"To compensate a little for the treachery and weakness of my memory, so extreme that it has happened to me more than once to pick up again, as recent and unknown to me, books which I had read carefully a few years before . . . I have adopted the habit for some time now of adding at the end of each book . . . the time I finished reading it and the judgment I have derived of it as a whole, so that this may represent to me at least the sense and general idea I had conceived of the author in reading it." (Montaigne, Book II, Essay 10 (publ. 1580))

Thursday, February 21, 2019

The Odyssey (Homer, 8th century BC (7th century?)) (translated by Emily Wilson)

(525 pages)

I much enjoyed reading this then-new translation back in 2008; this 2018 translation was receiving rave reviews so I gave it a try. 
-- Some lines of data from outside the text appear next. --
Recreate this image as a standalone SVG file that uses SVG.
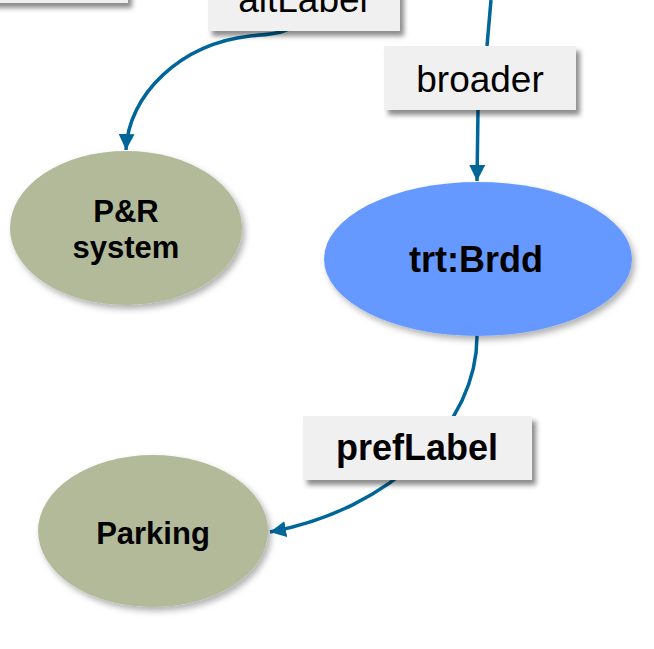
<svg xmlns="http://www.w3.org/2000/svg" width="654" height="649" viewBox="0 0 654 649">
  <defs>
    <filter id="shadow" x="-20%" y="-20%" width="140%" height="150%">
      <feDropShadow dx="4" dy="5" stdDeviation="2.5" flood-color="#000" flood-opacity="0.45"/>
    </filter>
    <filter id="eshadow" x="-20%" y="-20%" width="140%" height="150%">
      <feDropShadow dx="3" dy="4" stdDeviation="3" flood-color="#000" flood-opacity="0.3"/>
    </filter>
    <marker id="arrow" markerUnits="userSpaceOnUse" markerWidth="16" markerHeight="16" refX="16" refY="8" orient="auto">
      <path d="M0,0 L16,8 L0,16 z" fill="#006699"/>
    </marker>
  </defs>
  <style>
    .edge { fill: none; stroke: #006699; stroke-width: 3.5; }
    .lbl { fill: #F0F0F0; filter: url(#shadow); }
    .olive { fill: #B3BA9A; filter: url(#eshadow); }
    .blue { fill: #6699FF; filter: url(#eshadow); }
    .t { font-family: "Liberation Sans", Arial, sans-serif; fill: #000; text-anchor: middle; }
    .b { font-weight: bold; }
  </style>
  <rect width="654" height="649" fill="#FFFFFF"/>

  <g id="connectors">
    <path class="edge" d="M 300 20 C 290 34 270 34 250 36 C 180 44 128 95 126 150" marker-end="url(#arrow)"/>
    <path class="edge" d="M 491 0 L 487 46 L 478 110 L 477 181" marker-end="url(#arrow)"/>
    <path class="edge" d="M 477 335 C 478 425 390 510 270 532" marker-end="url(#arrow)"/>
  </g>

  <g id="node-topleft">
    <rect class="lbl" x="-10" y="-60" width="138" height="63"/>
  </g>

  <g id="node-pr-system">
    <ellipse class="olive" cx="126" cy="228" rx="116" ry="77"/>
    <text class="t b" x="126" y="222" font-size="31">P&amp;R</text>
    <text class="t b" x="126" y="258" font-size="31">system</text>
  </g>

  <g id="node-trt-brdd">
    <ellipse class="blue" cx="478" cy="259" rx="154" ry="77"/>
    <text class="t b" x="476" y="272" font-size="36">trt:Brdd</text>
  </g>

  <g id="node-parking">
    <ellipse class="olive" cx="153" cy="531" rx="115" ry="76"/>
    <text class="t b" x="153" y="544" font-size="31">Parking</text>
  </g>

  <g id="label-altLabel">
    <rect class="lbl" x="208" y="-34" width="192" height="65"/>
    <text class="t" x="303" y="12" font-size="37">altLabel</text>
  </g>

  <g id="label-broader">
    <rect class="lbl" x="384" y="46" width="192" height="64"/>
    <text class="t" x="480" y="92" font-size="37">broader</text>
  </g>

  <g id="label-prefLabel">
    <rect class="lbl" x="303" y="416" width="229" height="64"/>
    <text class="t b" x="417" y="460" font-size="36">prefLabel</text>
  </g>
</svg>
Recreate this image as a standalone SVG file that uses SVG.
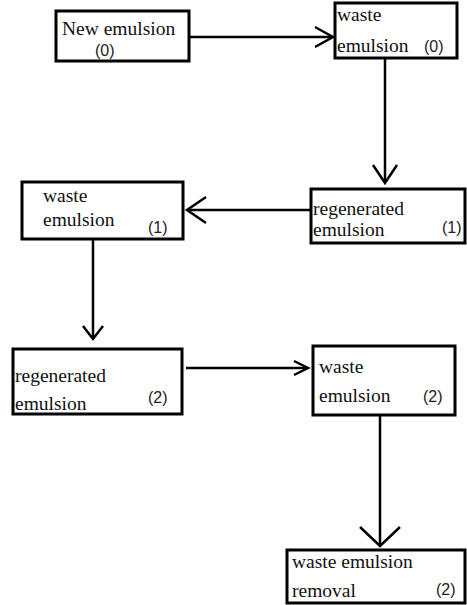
<svg xmlns="http://www.w3.org/2000/svg" width="467" height="605" viewBox="0 0 467 605">
<style>
.box{fill:#fff;stroke:#000;stroke-width:3}
.t{font-family:"Liberation Serif","Times New Roman",serif;font-size:19.5px;fill:#111}
.n{font-family:"Liberation Sans",Arial,sans-serif;font-size:16px;fill:#222}
.c{fill:none;stroke:#000;stroke-width:2.5}
.h{fill:none;stroke:#000;stroke-width:2.5;stroke-linejoin:miter}
</style>
<g id="connectors">
<line class="c" x1="189" y1="37" x2="332" y2="37"/>
<path class="h" d="M315,27 L333,37 L315,47"/>
<line class="c" x1="385" y1="58" x2="385" y2="182"/>
<path class="h" d="M373,165 L385,183 L397,165"/>
<line class="c" x1="311" y1="210" x2="188" y2="210"/>
<path class="h" d="M206,197 L187,210 L206,223"/>
<line class="c" x1="93" y1="239" x2="93" y2="338"/>
<path class="h" d="M83,326 L93,339 L103,326"/>
<line class="c" x1="186" y1="368" x2="307" y2="368"/>
<path class="h" d="M294,361 L308,368 L294,375"/>
<line class="c" x1="380" y1="415" x2="380" y2="545"/>
<path class="h" d="M360,527 L380,546 L400,527"/>
</g>
<g id="n0">
<rect class="box" x="56" y="11" width="133" height="50"/>
<text class="t" x="62" y="35">New emulsion</text>
<text class="n" x="95" y="56">(0)</text>
</g>
<g id="n1">
<rect class="box" x="335" y="3" width="122" height="55"/>
<text class="t" x="337" y="21">waste</text>
<text class="t" x="337" y="52">emulsion</text>
<text class="n" x="424" y="52">(0)</text>
</g>
<g id="n2">
<rect class="box" x="311" y="189" width="154" height="54"/>
<text class="t" x="313" y="215">regenerated</text>
<text class="t" x="313" y="236">emulsion</text>
<text class="n" x="442" y="233">(1)</text>
</g>
<g id="n3">
<rect class="box" x="22" y="182" width="161" height="57"/>
<text class="t" x="43" y="202">waste</text>
<text class="t" x="43" y="226">emulsion</text>
<text class="n" x="148" y="233">(1)</text>
</g>
<g id="n4">
<rect class="box" x="13" y="349" width="169" height="65"/>
<text class="t" x="15" y="382">regenerated</text>
<text class="t" x="15" y="410">emulsion</text>
<text class="n" x="148" y="403">(2)</text>
</g>
<g id="n5">
<rect class="box" x="313" y="346" width="142" height="69"/>
<text class="t" x="319" y="373">waste</text>
<text class="t" x="319" y="402">emulsion</text>
<text class="n" x="423" y="402">(2)</text>
</g>
<g id="n6">
<rect class="box" x="287" y="550" width="178" height="53"/>
<text class="t" x="292" y="568">waste emulsion</text>
<text class="t" x="292" y="597">removal</text>
<text class="n" x="436" y="595">(2)</text>
</g>
</svg>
It's great - highly recommended.  Translator is remarkably skillful at using short words, active phrases.  In the introduction she explains that she decided to use iambic pentameter - different than the original Greek, but customary/suitable for English.  She also states that she decided to restrict herself to the exact number of lines used by Homer - a "difficult constraint" - she "wanted a narrative pace that could match its stride to Homer's nimble gallop".  (That phrase from the introduction gives a glimpse of what she did with the translation.)

Her introduction runs 80 pages and is uniformly helpful, interesting.

I'm not seeing a reason to recount the plot because it's so well known (and because I briefly did so in the above 2008 link anyway).  So many stories that are essentially immortal in their own right, let alone to consider that they are all collected in this single epic. 

Also needless to say - this has been read and enjoyed for centuries (millennia, actually) - that won't stop.